Таким образом, проблема пределов интерпретации, интересовавшая Эко более всего в последнее десятилетие, здесь выступает как проблема границ понимания, которые определены культурой (и доминирующими в этой культуре текстами). В этом контексте и возникает проблема бытия — как проблема пределов свободы нашего языка и энциклопедии.
В эссе О бытии Эко напоминает о том, что проблема бытия — по сути текстуальная проблема: ибо понимание этой суперпроблемы обусловлено, но и ограничено возможностями языка (описания). Таким образом, можно спекулировать по поводу конечности и границ бытия, но гораздо более очевидной истиной является факт ограниченности интерпретаций бытия, определенных языком. Кант полагал, что, поскольку вещь-в-себе (бытие как референт языка) непостижима, постольку язык предлагает нам не понятия в строгом смысле, а, скорее, метафоры вещи-в-себе. Поэзия знала это всегда, используя метафору как способ репрезентации Сущего.

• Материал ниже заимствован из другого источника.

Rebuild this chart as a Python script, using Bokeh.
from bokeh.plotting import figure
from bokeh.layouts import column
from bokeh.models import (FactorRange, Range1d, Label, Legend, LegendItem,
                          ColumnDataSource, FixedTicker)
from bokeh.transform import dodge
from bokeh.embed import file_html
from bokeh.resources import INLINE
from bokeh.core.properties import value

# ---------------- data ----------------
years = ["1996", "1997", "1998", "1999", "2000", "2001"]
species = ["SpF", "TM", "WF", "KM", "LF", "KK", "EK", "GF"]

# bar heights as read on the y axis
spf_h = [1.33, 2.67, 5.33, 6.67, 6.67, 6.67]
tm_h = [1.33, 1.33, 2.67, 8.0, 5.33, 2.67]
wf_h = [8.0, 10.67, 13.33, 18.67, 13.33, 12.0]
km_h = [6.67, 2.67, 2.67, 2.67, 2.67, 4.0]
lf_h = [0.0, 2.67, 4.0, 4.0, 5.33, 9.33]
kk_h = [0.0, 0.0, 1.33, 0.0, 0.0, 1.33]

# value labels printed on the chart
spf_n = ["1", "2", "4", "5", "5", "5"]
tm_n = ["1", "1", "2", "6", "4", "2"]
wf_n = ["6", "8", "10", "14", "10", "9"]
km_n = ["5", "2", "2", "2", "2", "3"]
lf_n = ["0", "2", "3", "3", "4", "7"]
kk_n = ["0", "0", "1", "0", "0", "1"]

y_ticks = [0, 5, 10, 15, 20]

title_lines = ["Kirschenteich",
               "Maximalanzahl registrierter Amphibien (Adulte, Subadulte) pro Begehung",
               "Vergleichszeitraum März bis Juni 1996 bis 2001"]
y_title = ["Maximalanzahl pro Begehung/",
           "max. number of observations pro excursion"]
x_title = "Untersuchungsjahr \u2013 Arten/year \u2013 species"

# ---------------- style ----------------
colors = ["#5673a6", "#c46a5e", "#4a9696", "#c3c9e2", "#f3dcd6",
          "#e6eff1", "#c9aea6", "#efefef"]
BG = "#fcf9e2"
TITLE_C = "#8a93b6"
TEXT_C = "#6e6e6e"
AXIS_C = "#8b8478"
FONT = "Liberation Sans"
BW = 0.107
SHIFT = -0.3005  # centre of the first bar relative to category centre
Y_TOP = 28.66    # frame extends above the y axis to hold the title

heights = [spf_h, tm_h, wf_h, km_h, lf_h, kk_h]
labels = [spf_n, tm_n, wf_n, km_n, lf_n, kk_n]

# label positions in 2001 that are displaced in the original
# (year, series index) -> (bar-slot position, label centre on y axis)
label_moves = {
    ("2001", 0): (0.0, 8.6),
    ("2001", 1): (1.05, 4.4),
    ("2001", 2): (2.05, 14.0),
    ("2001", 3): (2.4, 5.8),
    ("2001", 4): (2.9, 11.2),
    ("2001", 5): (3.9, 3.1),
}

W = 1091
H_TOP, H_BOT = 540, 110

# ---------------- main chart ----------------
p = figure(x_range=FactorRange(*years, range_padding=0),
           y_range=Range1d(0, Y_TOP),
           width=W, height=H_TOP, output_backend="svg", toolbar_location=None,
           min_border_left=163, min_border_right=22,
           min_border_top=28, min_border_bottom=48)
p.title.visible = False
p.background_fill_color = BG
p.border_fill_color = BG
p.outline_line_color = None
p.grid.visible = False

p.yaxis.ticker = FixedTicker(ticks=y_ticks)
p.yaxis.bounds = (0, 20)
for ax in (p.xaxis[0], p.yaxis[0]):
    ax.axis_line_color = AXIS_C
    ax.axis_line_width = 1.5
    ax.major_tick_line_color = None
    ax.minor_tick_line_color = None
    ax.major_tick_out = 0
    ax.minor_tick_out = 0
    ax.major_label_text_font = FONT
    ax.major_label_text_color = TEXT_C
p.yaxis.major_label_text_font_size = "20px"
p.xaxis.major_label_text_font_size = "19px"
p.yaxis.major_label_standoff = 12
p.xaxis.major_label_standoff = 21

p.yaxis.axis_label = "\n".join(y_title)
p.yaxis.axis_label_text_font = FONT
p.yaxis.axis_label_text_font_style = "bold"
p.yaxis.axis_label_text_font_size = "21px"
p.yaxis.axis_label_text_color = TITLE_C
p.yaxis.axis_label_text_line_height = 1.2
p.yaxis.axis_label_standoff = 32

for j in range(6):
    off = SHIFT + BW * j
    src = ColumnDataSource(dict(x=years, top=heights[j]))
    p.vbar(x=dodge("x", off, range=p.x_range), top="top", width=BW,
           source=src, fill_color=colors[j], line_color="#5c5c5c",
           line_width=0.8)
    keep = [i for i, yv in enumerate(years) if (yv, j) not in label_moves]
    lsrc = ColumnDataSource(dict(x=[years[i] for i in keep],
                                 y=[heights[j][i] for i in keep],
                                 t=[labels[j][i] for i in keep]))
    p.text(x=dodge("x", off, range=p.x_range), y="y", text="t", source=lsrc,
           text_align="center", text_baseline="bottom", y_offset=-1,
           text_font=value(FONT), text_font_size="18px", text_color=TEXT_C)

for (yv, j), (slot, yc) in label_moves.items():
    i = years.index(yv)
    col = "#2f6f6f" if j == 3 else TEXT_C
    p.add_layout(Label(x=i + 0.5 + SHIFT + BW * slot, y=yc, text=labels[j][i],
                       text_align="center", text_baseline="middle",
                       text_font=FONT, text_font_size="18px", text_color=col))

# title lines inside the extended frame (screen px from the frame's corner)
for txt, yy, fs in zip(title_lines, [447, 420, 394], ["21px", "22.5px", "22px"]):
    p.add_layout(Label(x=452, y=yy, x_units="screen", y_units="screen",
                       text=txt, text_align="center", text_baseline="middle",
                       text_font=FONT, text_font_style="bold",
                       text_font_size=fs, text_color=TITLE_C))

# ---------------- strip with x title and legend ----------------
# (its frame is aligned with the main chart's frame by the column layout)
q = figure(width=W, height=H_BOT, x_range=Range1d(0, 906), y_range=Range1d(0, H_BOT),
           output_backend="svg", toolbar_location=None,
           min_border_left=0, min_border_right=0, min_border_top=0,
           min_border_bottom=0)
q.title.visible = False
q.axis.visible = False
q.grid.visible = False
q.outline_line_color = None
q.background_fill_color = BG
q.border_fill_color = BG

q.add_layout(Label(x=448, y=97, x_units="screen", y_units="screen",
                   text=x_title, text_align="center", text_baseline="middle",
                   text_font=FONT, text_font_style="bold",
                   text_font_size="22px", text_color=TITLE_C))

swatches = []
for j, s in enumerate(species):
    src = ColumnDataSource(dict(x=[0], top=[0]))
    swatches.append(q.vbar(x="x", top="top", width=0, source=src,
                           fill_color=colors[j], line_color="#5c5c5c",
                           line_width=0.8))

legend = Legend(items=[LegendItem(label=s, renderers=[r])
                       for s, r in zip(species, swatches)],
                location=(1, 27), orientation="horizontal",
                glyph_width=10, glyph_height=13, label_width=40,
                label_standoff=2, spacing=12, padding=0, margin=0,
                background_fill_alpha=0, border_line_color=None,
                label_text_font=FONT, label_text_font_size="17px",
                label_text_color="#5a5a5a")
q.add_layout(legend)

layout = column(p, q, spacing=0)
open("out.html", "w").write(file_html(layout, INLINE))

Эко отталкивается от семантической неопределенности самого термина бытие, наблюдаемой во всех языках. Это слово используется для обращения к чему угодно, только не к собственному означаемому [276] . Такая полисемичность отражает фундаментальное эпистемологическое затруднение, связанное с представлением бытия. Драматический вопрос Лейбница: «Почему существует, скорее, нечто, чем ничто?» — позволяет заключить, что бытие в первичном приближении определяется как нечто. И этим нечто занимается также семиотика. Ибо, используя знаки, мы сообщаем о чем-то, но почему это происходит и что позволяет нам создавать знаки? Нечто.
276
Eco U. A Theory of Semiotics («Sull'essere»). Р. 2.
Философия языка предложила много достаточно удовлетворительных ответов на вопросы, связанные с происхождением, функционированием и сущностью языка, однако до сих пор остается почти неразрешимой проблема наших долингвистических отношений с чем-то, что язык призван отражать. Например, можно исследовать с разных точек зрения утверждение «снег — белый», однако первичным является вопрос не о грамматической структуре этого высказывания, а о проблеме оптики восприятия — действительно ли снег является белым?

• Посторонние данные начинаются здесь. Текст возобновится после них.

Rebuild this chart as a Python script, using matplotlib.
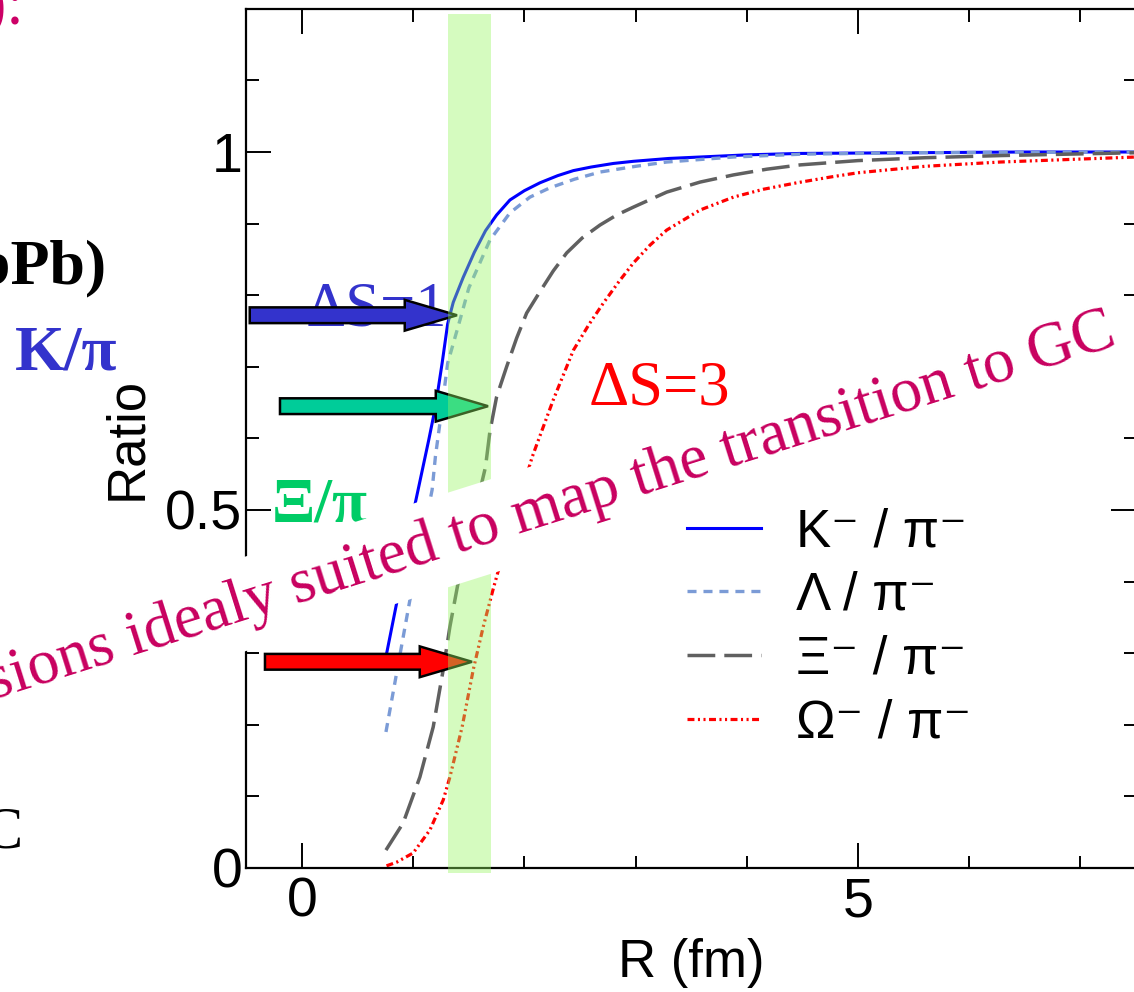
import numpy as np
import matplotlib.pyplot as plt
from matplotlib.patches import FancyArrow
from matplotlib.ticker import MultipleLocator, FuncFormatter

plt.rcParams['font.family'] = ['Liberation Sans', 'DejaVu Sans']
plt.rcParams['lines.scale_dashes'] = False

# curves (R in fm, ratio to GC limit)
r_k = [0.755, 0.80, 0.85, 0.95, 1.03, 1.14, 1.20, 1.26, 1.31, 1.36, 1.45, 1.55, 1.65, 1.75,
       1.87, 2.00, 2.14, 2.30, 2.44, 2.60, 2.80, 2.98, 3.30, 3.58, 4.00, 4.48, 5.5, 6.5, 7.5]
k_pi = [0.295, 0.33, 0.369, 0.46, 0.518, 0.598, 0.644, 0.705, 0.760, 0.790, 0.825, 0.860, 0.890, 0.912,
        0.933, 0.946, 0.957, 0.967, 0.974, 0.979, 0.984, 0.987, 0.991, 0.993, 0.996, 0.998, 0.999, 1.0, 1.0]

r_lam = [0.755, 0.86, 0.97, 1.17, 1.20, 1.24, 1.31, 1.42, 1.50, 1.69, 1.87, 2.05, 2.23, 2.45, 2.68, 3.00,
         3.28, 3.88, 4.5, 5.5, 7.5]
lam_pi = [0.19, 0.28, 0.374, 0.528, 0.575, 0.621, 0.705, 0.765, 0.810, 0.877, 0.915, 0.937, 0.950, 0.962,
          0.972, 0.980, 0.986, 0.993, 0.997, 0.999, 1.0]

r_xi = [0.755, 0.91, 1.06, 1.18, 1.27, 1.33, 1.40, 1.65, 1.69, 1.75, 1.84, 1.93, 2.02, 2.14, 2.26, 2.38,
        2.52, 2.68, 2.83, 2.98, 3.28, 3.58, 3.88, 4.18, 4.48, 5.0, 5.6, 6.28, 7.5]
xi_pi = [0.025, 0.063, 0.127, 0.197, 0.277, 0.337, 0.395, 0.56, 0.61, 0.658, 0.70, 0.740, 0.775, 0.805,
         0.834, 0.859, 0.880, 0.898, 0.912, 0.923, 0.944, 0.958, 0.968, 0.976, 0.982, 0.988, 0.992, 0.995, 0.999]

r_om = [0.76, 0.85, 1.00, 1.15, 1.27, 1.33, 1.44, 1.54, 1.63, 1.72, 1.81, 2.07, 2.11, 2.26,
        2.44, 2.58, 2.71, 2.85, 2.98, 3.13, 3.28, 3.58, 3.88, 4.15, 4.45, 4.75, 5.0, 5.6, 6.28, 7.5]
om_pi = [0.003, 0.008, 0.021, 0.053, 0.095, 0.127, 0.197, 0.277, 0.337, 0.39, 0.44, 0.574, 0.591, 0.654,
         0.723, 0.759, 0.789, 0.819, 0.845, 0.870, 0.891, 0.919, 0.937, 0.948, 0.957, 0.965, 0.971,
         0.980, 0.986, 0.993]

labels = ['K\u207b / \u03c0\u207b', '\u039b / \u03c0\u207b', '\u039e\u207b / \u03c0\u207b', '\u03a9\u207b / \u03c0\u207b']

# block arrows: start R, tip R, ratio
arrows = [(-0.47, 1.394, 0.772, '#3333CC'),
          (-0.198, 1.673, 0.645, '#00CC99'),
          (-0.333, 1.529, 0.288, '#FF0000')]

band = (1.31, 1.70)

fig = plt.figure(figsize=(11.34, 9.92), dpi=100)
ax = fig.add_axes([246.4 / 1134, 124 / 992, 889.6 / 1134, 859.2 / 992])

l1, = ax.plot(r_k, k_pi, color='#0000FF', lw=2.2, zorder=2)
l2, = ax.plot(r_lam, lam_pi, color='#7B9BD6', lw=2.4, dashes=(6.5, 5), zorder=2)
l3, = ax.plot(r_xi, xi_pi, color='#606060', lw=2.5, dashes=(20, 6.5), zorder=2)
l4, = ax.plot(r_om, om_pi, color='#FF0000', lw=2.3, dashes=(5, 2.5, 1.5, 2.5, 1.5, 2.5), zorder=2)

for x0, x1, y, c in arrows:
    ax.add_patch(FancyArrow(x0, y, x1 - x0, 0, width=0.022, head_width=0.043, head_length=0.47,
                            length_includes_head=True, fc=c, ec='black', lw=1.8, zorder=4))

ax.axvspan(band[0], band[1], ymin=-0.006, ymax=0.994, color=(150/255, 247/255, 97/255),
           alpha=0.4, lw=0, zorder=5, clip_on=False)

ax.set_xlim(-0.5, 7.5)
ax.set_ylim(0, 1.2)
ax.xaxis.set_major_locator(MultipleLocator(5))
ax.xaxis.set_minor_locator(MultipleLocator(1))
ax.yaxis.set_major_locator(MultipleLocator(0.5))
ax.yaxis.set_minor_locator(MultipleLocator(0.1))
ax.yaxis.set_major_formatter(FuncFormatter(lambda v, p: '%g' % v))
ax.tick_params(which='both', direction='in', top=True, right=True, width=1.4, labelsize=40)
ax.tick_params(which='major', length=18, pad=6)
ax.tick_params(axis='y', which='major', pad=3)
ax.tick_params(which='minor', length=9)
for s in ax.spines.values():
    s.set_linewidth(1.6)
ax.set_xlabel('R (fm)', fontsize=38, labelpad=7)
ax.set_ylabel('Ratio', fontsize=38, labelpad=9)

ax.legend([l1, l2, l3, l4], labels, loc='upper left', bbox_to_anchor=(0.4957, 0.42), frameon=False,
          fontsize=38, handlelength=1.4, handletextpad=0.65, labelspacing=0.26, borderpad=0,
          borderaxespad=0)

serif = 'Liberation Serif'
ax.text(0.03, 0.757, '\u0394S=1', family=serif, fontsize=45, color='#3333CC', va='baseline', zorder=3)
ax.text(2.58, 0.647, '\u0394S=3', family=serif, fontsize=45, color='#FF0000', va='baseline', zorder=3)

fig.text(25 / 1134, 1 - 24 / 992, 'b):', family=serif, fontsize=45, color='#CC0066', ha='right', va='baseline')
fig.text(107 / 1134, 1 - 283 / 992, 'PbPb)', family=serif, fontsize=46, weight='bold', ha='right', va='baseline')
fig.text(15 / 1134, 1 - 370 / 992, 'K/\u03c0', family=serif, fontsize=46, weight='bold', color='#3333CC', va='baseline')
fig.text(272 / 1134, 1 - 521 / 992, '\u039e/\u03c0', family=serif, fontsize=46, weight='bold', color='#00CC66', va='baseline')
fig.text(24 / 1134, 1 - 848 / 992, 'GC', family=serif, fontsize=43, ha='right', va='baseline')

fig.text(1114 / 1134, 1 - 330 / 992, 'sions idealy suited to map the transition to GC', family=serif,
         fontsize=45.8, color='#C8005F', rotation=17.5, rotation_mode='anchor', ha='right', va='center',
         bbox=dict(boxstyle='square,pad=0.25', fc='white', ec='none'), zorder=10)

fig.savefig('out.png', dpi=100)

Пирс в своей теории познания различал «динамический» и «непосредственный» объекты: динамический объект порождает репрезентамен — непосредственный объект [277] , который, в свою очередь, порождает целую цепь интерпретантов с тем, чтобы в конечном счете вернуться опять к динамическому объекту — как цели интерпретации. «Манипулируя знаками, мы обращаемся к «динамическому объекту» как terminus ad quem семиозиса» [278] . Динамический объект всегда остается вещъю-в-себе, которую нельзя постичь, но можно к ней приблизиться в процессе семиозиса. Это нечто, что порождает знаки, причем не мы направляем на него свое внимание сознательным волевым усилием, а оно привлекает к себе наше внимание. Таким образом, семиотика не может не отражать это нечто, что можно называть бытием.
277
Под «непосредственным объектом» знака Пирс имеет в виду «мысленную репрезентацию» некоего реального объекта (здесь Пирс делает оговорку, что правильнее было бы вести речь не о «реальном», а о существующем объекте). (См.: Peirce Ch. S. Pragmatism in Retrospect: A Last Formulation, in Philosophical Writings of Peirce. Р. 275.)
278
См.: Eco U. Kant e I'ornitorinco. Р. xi.